Minor League Champs

Last September, the Bowling Green Hot Rods, a minor league affiliate of the Tampa Bay Rays, beat the Peoria Chiefs 7-2 to win their first ever Midwest League Championship.

I bring you this critical, though seven-month old, item because one of the themes we are tracking this year is the migration to value-based reimbursement.  Yes, a segue is coming. 

Today, we have a little news from the minor leagues of value-based care.  See the connection?

We’re checking back in on the Accountable Care Organizations (ACOs) participating in the Medicare Shared Savings Program (MSSP). Remember when these ACOs, working in the MSSP model, were going to save us boatloads of money and fix healthcare?  Now, it seems like Single A ball.

If you’ve been reading here long, you know that the ACO/MSSP idea is a favorite punching bag for us.  For all the smoke and heat and light and energy and spending that has been put into this, CMS would have saved more money by simply asking their staff use the other side of the Sticky Notes before reaching for another.  ‘Rounding error’ is a fitting summary for the program’s ‘savings’ to date.

But we look a little deeper today.  It turns out that physician group ACOs record a net positive savings to Medicare, while hospital-integrated ACOs don’t save enough to even cover their bonuses.

Neither saves a ton, but the evidence is clear for physician ACOs.  Those that entered the program in 2012, the first year, saved $474 per Medicare beneficiary in 2015, the last year for which the data is available.  Their hospital counterparts from the same year saved only $169, less than the bonuses they received.

Bowling Green beats Peoria.

Looking at the ACOs that have been in the program longer is the right idea because they’ve had time to bake-in their strategies.  And sure enough, both hospital and physician ACOs get better over time.  But, the doc-driven ACOs start with a better savings and get better faster in subsequent years.

In 2015, the physician group ACOs saved CMS, after bonuses, $256 million dollars.  The hospital-based ACOs were net negative to the cost of the program.

It was a bit humorous to read one analysis, explaining that doc-owned ACOs outperform because they more aggressively cut spending from other providers outside their practice, but the hospital ACOs should be excused because they own all of those downstream providers and can’t be expected to reduce services to their own business units.

So, it is not real savings unless you reduce spending in your own part of the value chain, but if you own all parts of the value chain, you can’t be expected to reduce spending??

You see why we think this model is flawed?

Save the Salt Shakers

It is function of where I am in life that way too many conversations with friends of late include a discussion about aging parents.  We used to talk about potty training tricks, youth sports programs, and when to give your kid a phone, but now it is more about assisted living options, various forms of dementia, and estate planning.  We are cheerful lot, aren’t we?

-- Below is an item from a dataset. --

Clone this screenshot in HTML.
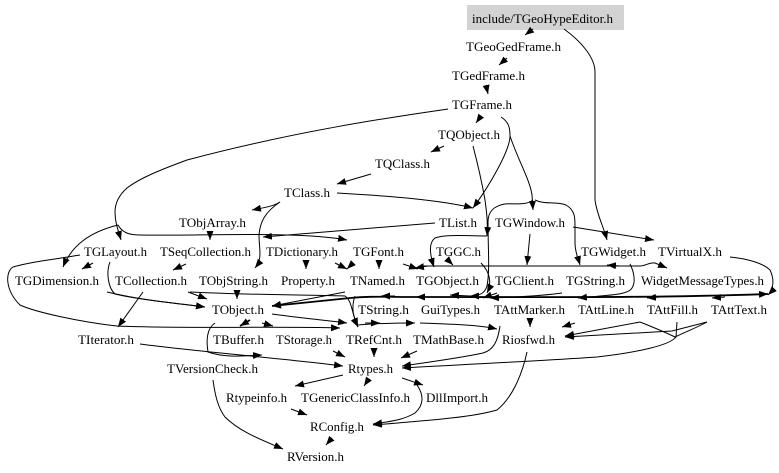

One of the questions is often about Mom and Dad’s stuff, stuff they have collected and cherished and dusted for decades.  The simple, if harsh, reality is the stuff is not worth the cost of the cardboard boxes you’d have to buy to put it in, much less the hassle of moving it to your basement, only for it become your kid’s problem in 20 years. 

Sentimentality gets in the way of clear thinking.  ‘Mom just loved her salt and pepper shaker collection and had to buy a set on every family vacation.’  Yep, and at $50 a month for the self-storage unit, we’ll just keep buying those smiling Yellowstone bears with three holes in their head over and over again.

I get it…emotional attachments can make it hard to move on.

Like the Medicare Shared Savings Program.    

A bi-partisan group of nine members of Congress sent a letter (and by the way, there is a typo in the 2nd paragraph where $314 million becomes $314 billion…maybe it is not a typo, but Washington math magic) last week to Seema Verma, Administrator of CMS, asking her to reconsider the administration’s plan to change the MSSP rules for ACOs.  CMS wants to make two big changes: new ACOs must move to accepting downside financial risk in two years instead of the current six; and they would share in only 25% of the savings instead of the current 50%. 

CMS says the government is just not getting enough benefit from the program and needs more.  The signers of the letter (you can almost see the hands of the American Hospital Association moving the puppet) say these changes will dissuade new ACOs from stepping into the MSSP game, which must be saved.

Let’s step back and ask, ‘Do we really want to hold on to these knickknacks?’

The authors tout the great success of the MSSP model in producing a net savings for Medicare of $145 million in 2015.  Wow. 

Note that the annual Medicare budget is about $650 billion. We’re talking a 0.02% impact.  Has ever so much time, effort, money and press release ink been spilled to realize so little?

Look, we have a real problem with our spending and if we don’t fix it fast we are not going to like our options.  Messing around on the edges is not getting it done.  Send the salt shakers to Goodwill and let’s get after the bigger solutions.